=== Goal ===
Copy out exactly the lines spanning the line with "Write a Python" to the line with "import seaborn as sns", inclusive, from the data underneath, with no pictures.

>> START Input for this task

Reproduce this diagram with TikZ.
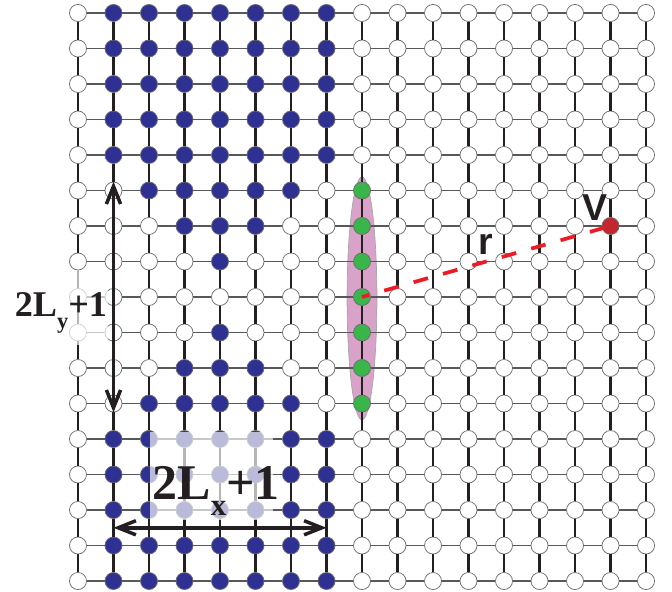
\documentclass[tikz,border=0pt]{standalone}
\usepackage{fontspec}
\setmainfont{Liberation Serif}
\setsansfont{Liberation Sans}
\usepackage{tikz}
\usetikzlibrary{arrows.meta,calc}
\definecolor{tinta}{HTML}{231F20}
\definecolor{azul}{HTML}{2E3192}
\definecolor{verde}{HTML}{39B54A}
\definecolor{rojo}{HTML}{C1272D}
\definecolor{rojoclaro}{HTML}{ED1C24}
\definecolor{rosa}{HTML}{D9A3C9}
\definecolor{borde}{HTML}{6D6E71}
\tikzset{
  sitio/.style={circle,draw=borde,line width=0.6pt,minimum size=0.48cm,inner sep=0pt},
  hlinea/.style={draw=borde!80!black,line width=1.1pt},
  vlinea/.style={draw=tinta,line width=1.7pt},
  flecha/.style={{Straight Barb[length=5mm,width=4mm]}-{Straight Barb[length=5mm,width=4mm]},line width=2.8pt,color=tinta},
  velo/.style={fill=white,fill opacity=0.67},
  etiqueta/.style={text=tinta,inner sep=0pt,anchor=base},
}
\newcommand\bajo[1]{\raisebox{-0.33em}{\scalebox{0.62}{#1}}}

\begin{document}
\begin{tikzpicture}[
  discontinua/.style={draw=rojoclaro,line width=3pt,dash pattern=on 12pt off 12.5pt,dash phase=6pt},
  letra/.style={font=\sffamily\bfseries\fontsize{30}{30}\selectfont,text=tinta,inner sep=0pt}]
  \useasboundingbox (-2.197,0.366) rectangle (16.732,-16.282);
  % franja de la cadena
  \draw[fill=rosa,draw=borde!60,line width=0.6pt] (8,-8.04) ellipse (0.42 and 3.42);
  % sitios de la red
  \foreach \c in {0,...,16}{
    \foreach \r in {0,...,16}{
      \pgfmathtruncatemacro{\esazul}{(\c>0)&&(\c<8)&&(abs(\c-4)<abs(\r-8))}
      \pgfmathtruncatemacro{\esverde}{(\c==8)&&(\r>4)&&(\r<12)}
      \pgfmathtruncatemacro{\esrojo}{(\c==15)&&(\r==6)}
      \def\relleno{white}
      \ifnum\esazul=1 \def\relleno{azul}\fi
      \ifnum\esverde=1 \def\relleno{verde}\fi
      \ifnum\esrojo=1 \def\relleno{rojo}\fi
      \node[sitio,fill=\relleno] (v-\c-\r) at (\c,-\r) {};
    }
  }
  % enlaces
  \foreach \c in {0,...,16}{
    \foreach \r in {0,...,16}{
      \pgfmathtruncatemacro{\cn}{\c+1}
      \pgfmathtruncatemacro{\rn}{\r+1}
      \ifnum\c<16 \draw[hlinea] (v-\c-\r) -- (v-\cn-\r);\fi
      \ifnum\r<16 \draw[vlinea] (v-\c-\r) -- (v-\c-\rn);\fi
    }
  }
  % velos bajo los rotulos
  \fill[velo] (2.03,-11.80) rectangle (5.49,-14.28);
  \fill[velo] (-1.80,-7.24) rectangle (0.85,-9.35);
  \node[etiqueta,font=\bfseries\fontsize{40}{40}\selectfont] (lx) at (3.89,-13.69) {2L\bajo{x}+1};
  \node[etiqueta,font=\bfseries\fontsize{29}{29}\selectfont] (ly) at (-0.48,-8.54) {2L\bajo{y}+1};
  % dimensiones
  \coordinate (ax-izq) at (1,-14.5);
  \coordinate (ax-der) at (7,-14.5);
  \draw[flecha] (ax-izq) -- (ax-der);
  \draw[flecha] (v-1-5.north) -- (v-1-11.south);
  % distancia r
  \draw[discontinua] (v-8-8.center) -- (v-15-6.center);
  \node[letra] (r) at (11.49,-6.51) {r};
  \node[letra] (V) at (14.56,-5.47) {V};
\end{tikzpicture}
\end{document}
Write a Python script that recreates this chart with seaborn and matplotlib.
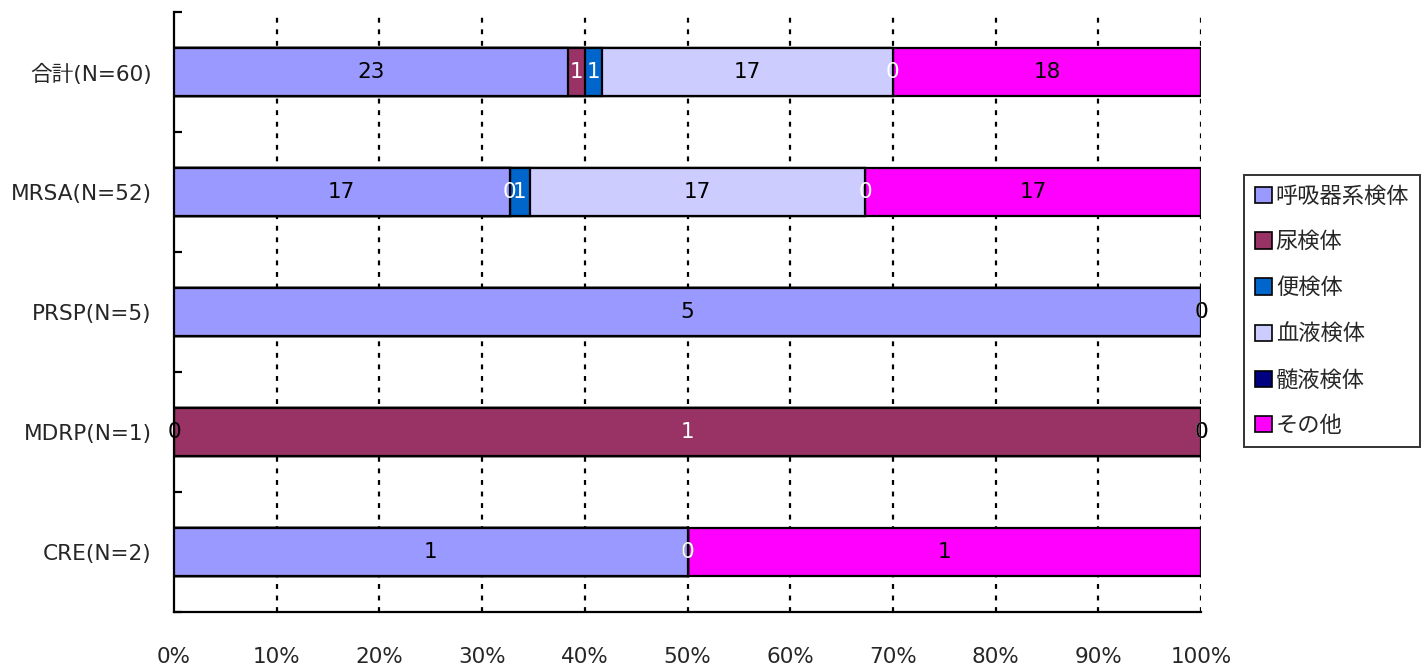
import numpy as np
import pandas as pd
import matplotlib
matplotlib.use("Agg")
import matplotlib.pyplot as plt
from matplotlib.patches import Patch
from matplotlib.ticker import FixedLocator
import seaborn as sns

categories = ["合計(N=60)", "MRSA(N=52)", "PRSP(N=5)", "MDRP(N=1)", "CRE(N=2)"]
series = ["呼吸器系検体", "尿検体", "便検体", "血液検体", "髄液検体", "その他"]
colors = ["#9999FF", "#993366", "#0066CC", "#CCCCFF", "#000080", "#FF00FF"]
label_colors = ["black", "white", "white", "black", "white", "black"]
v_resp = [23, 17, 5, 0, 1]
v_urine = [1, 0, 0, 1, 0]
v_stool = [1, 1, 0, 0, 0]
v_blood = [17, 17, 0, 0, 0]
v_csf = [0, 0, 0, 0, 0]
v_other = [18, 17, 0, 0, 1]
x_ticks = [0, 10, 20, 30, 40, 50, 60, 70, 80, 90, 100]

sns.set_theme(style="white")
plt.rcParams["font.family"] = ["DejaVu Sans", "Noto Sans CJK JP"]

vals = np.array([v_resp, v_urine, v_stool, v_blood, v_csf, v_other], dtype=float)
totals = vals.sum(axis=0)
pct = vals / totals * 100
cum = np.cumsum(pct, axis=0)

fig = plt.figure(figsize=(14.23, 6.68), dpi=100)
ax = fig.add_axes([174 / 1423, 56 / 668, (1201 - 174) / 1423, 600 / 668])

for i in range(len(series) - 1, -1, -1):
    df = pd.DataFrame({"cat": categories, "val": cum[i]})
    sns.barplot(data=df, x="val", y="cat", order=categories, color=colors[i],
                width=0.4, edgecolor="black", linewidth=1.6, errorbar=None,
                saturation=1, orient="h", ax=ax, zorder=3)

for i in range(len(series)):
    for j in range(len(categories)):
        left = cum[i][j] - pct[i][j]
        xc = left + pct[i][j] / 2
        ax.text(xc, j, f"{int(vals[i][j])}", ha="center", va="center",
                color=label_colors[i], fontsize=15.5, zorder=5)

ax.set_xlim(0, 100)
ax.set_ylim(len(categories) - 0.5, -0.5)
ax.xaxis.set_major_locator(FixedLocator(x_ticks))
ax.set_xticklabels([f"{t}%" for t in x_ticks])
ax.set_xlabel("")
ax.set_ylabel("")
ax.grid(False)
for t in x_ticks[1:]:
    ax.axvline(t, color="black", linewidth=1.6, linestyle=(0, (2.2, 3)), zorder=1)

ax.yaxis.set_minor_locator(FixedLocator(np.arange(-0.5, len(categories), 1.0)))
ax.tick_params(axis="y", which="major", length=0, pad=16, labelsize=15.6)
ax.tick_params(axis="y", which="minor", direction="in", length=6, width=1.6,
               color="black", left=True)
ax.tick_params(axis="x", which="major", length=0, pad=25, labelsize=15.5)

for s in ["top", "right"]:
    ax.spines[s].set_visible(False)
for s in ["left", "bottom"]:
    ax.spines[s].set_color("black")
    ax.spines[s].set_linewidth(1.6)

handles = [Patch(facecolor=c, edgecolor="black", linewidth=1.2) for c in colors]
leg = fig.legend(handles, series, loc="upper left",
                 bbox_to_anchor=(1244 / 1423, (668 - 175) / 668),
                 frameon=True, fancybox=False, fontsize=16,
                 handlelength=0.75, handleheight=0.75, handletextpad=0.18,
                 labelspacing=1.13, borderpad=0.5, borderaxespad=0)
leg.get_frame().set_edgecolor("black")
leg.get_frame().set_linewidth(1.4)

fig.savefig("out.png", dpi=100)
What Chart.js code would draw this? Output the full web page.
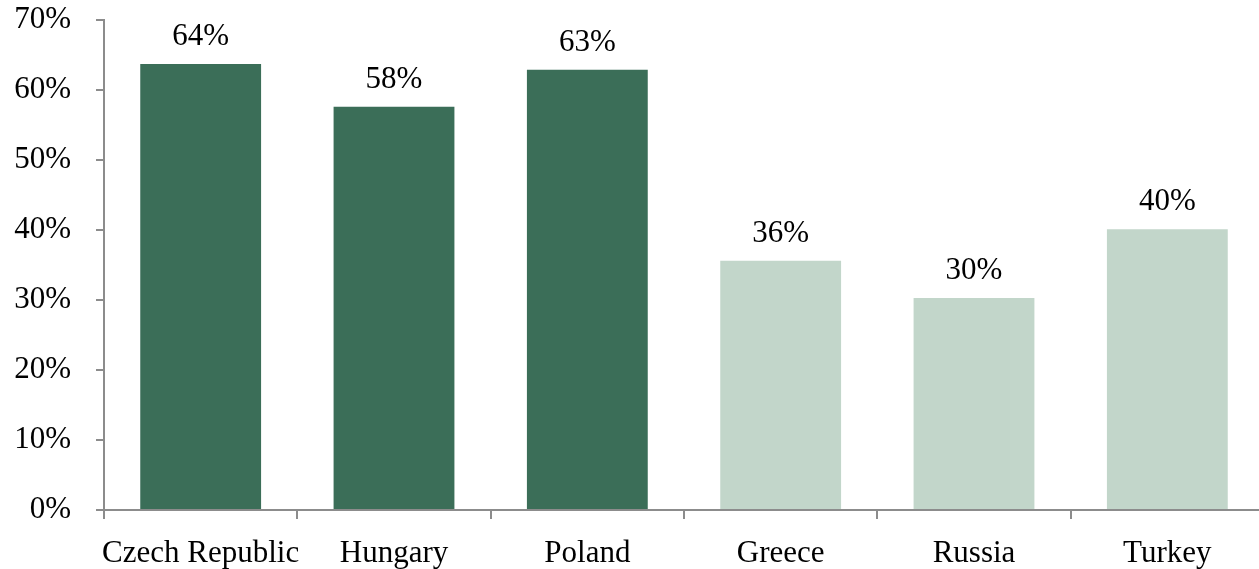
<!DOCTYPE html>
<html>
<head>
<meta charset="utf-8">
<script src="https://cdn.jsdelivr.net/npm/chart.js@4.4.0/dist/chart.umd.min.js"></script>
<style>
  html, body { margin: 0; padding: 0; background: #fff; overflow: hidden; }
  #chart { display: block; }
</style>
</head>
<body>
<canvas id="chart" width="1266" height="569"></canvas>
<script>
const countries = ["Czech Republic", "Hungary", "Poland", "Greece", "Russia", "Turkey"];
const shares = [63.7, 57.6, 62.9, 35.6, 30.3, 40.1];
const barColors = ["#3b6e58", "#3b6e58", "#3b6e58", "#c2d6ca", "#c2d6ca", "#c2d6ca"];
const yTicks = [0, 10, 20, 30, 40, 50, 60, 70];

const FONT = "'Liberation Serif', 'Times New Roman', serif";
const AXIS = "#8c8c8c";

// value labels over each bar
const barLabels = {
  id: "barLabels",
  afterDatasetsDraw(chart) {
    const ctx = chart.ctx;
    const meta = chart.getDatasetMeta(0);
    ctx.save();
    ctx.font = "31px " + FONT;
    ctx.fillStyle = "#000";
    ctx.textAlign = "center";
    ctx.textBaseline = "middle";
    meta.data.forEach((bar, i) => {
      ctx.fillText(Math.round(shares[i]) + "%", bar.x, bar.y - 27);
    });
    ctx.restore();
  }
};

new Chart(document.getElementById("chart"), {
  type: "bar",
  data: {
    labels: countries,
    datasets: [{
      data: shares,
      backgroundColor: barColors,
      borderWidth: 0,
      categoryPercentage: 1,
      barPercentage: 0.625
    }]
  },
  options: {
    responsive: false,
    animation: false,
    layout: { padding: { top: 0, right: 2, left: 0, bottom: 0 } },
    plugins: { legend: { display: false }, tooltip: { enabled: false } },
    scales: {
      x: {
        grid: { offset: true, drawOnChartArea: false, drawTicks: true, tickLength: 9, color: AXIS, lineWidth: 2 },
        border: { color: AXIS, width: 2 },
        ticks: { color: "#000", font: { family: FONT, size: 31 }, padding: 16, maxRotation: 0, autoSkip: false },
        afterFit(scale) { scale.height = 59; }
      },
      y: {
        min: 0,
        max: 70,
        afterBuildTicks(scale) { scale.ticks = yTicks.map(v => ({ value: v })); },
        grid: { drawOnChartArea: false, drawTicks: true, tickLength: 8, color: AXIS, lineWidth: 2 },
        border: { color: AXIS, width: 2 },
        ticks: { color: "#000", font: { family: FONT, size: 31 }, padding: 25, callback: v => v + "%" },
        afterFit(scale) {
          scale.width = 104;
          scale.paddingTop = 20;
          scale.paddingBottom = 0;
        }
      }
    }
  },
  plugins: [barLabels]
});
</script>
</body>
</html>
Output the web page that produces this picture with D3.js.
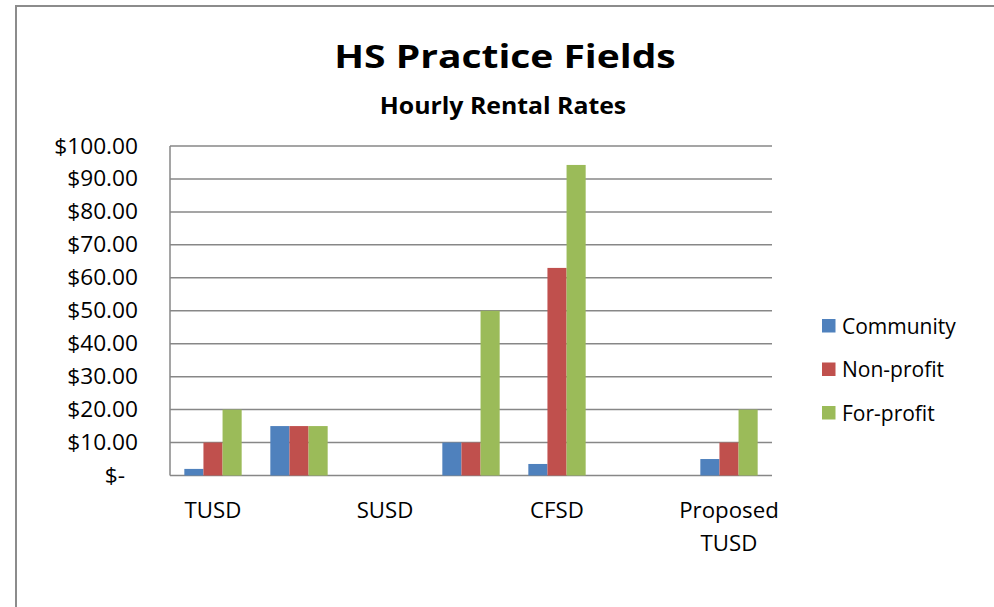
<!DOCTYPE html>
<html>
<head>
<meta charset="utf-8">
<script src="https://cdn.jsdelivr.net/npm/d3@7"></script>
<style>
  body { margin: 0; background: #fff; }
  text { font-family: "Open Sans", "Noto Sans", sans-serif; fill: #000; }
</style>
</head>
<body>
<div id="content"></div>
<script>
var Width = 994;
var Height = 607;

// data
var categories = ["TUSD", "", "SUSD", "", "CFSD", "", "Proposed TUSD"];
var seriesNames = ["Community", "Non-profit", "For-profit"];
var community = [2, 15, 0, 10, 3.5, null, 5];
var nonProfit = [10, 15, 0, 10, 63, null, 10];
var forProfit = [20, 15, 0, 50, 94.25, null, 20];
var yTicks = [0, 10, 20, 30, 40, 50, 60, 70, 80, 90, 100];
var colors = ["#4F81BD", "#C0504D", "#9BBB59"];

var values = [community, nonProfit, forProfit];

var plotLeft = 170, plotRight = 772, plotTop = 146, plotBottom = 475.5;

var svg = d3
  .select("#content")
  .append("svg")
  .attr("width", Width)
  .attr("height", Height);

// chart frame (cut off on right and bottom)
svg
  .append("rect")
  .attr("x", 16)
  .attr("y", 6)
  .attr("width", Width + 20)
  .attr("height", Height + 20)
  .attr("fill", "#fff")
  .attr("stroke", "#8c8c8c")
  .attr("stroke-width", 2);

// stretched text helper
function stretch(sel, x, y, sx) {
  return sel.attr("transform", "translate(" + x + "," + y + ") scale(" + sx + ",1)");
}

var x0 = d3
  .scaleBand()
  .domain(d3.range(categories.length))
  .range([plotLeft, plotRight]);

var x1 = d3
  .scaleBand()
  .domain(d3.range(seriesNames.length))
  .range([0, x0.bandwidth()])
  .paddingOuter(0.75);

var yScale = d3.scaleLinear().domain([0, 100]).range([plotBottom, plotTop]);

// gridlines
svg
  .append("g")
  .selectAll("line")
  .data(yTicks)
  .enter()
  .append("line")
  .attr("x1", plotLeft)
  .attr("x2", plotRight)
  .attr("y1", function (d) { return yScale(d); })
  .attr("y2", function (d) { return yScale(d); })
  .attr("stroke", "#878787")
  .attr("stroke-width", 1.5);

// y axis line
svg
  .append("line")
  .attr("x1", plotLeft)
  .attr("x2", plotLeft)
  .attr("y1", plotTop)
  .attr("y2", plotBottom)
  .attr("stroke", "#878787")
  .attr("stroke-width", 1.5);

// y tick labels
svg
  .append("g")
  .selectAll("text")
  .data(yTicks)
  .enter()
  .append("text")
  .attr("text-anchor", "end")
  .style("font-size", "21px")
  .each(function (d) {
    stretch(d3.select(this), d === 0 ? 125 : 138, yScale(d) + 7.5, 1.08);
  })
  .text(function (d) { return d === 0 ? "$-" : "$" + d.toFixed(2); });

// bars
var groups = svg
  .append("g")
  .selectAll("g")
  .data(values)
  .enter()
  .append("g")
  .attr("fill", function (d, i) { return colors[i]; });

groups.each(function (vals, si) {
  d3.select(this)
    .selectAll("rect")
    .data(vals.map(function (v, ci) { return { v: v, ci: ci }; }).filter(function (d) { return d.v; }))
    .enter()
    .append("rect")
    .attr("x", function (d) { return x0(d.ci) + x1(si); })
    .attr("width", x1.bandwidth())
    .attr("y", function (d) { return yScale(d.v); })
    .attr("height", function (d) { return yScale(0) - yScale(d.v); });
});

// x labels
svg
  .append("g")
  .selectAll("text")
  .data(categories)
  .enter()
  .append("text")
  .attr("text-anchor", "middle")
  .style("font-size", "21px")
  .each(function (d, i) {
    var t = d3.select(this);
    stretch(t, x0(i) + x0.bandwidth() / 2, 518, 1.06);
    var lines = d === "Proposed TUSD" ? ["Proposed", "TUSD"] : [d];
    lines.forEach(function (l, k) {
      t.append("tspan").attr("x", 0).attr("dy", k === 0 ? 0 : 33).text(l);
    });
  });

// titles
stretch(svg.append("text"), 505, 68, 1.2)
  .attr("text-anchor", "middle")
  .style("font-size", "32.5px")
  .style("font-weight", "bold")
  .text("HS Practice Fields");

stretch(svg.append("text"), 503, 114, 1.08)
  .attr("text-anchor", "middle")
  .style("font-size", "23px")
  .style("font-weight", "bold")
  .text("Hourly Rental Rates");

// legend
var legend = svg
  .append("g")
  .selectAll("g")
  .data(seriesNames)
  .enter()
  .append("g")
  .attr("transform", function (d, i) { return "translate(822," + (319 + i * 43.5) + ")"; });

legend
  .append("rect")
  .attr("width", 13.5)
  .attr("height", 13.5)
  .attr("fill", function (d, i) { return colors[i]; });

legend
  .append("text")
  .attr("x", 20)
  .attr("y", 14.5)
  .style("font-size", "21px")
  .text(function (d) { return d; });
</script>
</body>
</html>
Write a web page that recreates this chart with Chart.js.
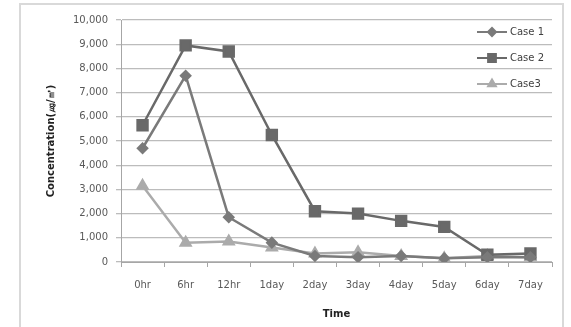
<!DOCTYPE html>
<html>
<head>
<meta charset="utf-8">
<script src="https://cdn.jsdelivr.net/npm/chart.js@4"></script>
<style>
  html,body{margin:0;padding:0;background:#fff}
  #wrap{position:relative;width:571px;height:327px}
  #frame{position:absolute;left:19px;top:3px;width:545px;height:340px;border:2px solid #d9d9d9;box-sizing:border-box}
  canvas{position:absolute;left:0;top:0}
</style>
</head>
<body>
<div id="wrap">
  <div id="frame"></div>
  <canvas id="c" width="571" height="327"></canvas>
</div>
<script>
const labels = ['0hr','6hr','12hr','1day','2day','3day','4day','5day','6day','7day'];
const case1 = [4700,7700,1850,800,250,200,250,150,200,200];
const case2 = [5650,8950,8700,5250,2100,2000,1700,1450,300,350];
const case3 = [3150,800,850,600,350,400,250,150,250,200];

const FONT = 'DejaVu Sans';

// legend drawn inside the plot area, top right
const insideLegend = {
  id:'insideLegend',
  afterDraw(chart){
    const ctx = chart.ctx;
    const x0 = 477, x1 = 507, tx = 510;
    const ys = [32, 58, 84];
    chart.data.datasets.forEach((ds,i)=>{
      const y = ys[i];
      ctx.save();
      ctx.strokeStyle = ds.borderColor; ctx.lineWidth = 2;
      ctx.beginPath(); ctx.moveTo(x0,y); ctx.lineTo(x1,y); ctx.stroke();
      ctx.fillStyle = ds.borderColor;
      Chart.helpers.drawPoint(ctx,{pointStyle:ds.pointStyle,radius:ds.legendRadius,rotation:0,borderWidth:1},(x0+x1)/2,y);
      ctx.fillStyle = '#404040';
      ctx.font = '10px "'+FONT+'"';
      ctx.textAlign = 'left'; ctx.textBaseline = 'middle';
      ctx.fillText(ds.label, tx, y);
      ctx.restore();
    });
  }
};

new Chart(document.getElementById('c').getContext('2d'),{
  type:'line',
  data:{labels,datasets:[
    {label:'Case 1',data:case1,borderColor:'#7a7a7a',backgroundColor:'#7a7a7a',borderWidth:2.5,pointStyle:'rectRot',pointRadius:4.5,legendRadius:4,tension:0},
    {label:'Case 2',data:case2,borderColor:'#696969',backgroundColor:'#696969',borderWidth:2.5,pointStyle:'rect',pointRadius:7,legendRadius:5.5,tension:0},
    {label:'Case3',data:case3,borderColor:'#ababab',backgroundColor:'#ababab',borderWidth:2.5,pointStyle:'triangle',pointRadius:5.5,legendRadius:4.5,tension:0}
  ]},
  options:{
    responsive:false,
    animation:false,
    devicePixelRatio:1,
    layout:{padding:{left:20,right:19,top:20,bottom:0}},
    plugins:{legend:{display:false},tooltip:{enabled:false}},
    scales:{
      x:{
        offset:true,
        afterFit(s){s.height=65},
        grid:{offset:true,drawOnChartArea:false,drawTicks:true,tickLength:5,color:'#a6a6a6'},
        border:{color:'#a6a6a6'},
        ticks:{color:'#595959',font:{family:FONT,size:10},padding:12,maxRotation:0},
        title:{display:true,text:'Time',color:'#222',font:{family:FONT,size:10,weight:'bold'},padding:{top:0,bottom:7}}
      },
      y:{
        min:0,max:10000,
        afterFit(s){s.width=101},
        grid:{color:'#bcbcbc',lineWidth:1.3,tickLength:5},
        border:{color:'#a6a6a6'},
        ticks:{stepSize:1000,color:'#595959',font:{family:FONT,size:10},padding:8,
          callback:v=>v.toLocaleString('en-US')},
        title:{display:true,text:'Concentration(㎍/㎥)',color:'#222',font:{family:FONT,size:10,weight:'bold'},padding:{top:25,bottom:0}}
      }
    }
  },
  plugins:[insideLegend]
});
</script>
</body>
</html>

>> END Input for this task

=== The answer ===
Write a Python script that recreates this chart with seaborn and matplotlib.
import numpy as np
import pandas as pd
import matplotlib
matplotlib.use("Agg")
import matplotlib.pyplot as plt
from matplotlib.patches import Patch
from matplotlib.ticker import FixedLocator
import seaborn as sns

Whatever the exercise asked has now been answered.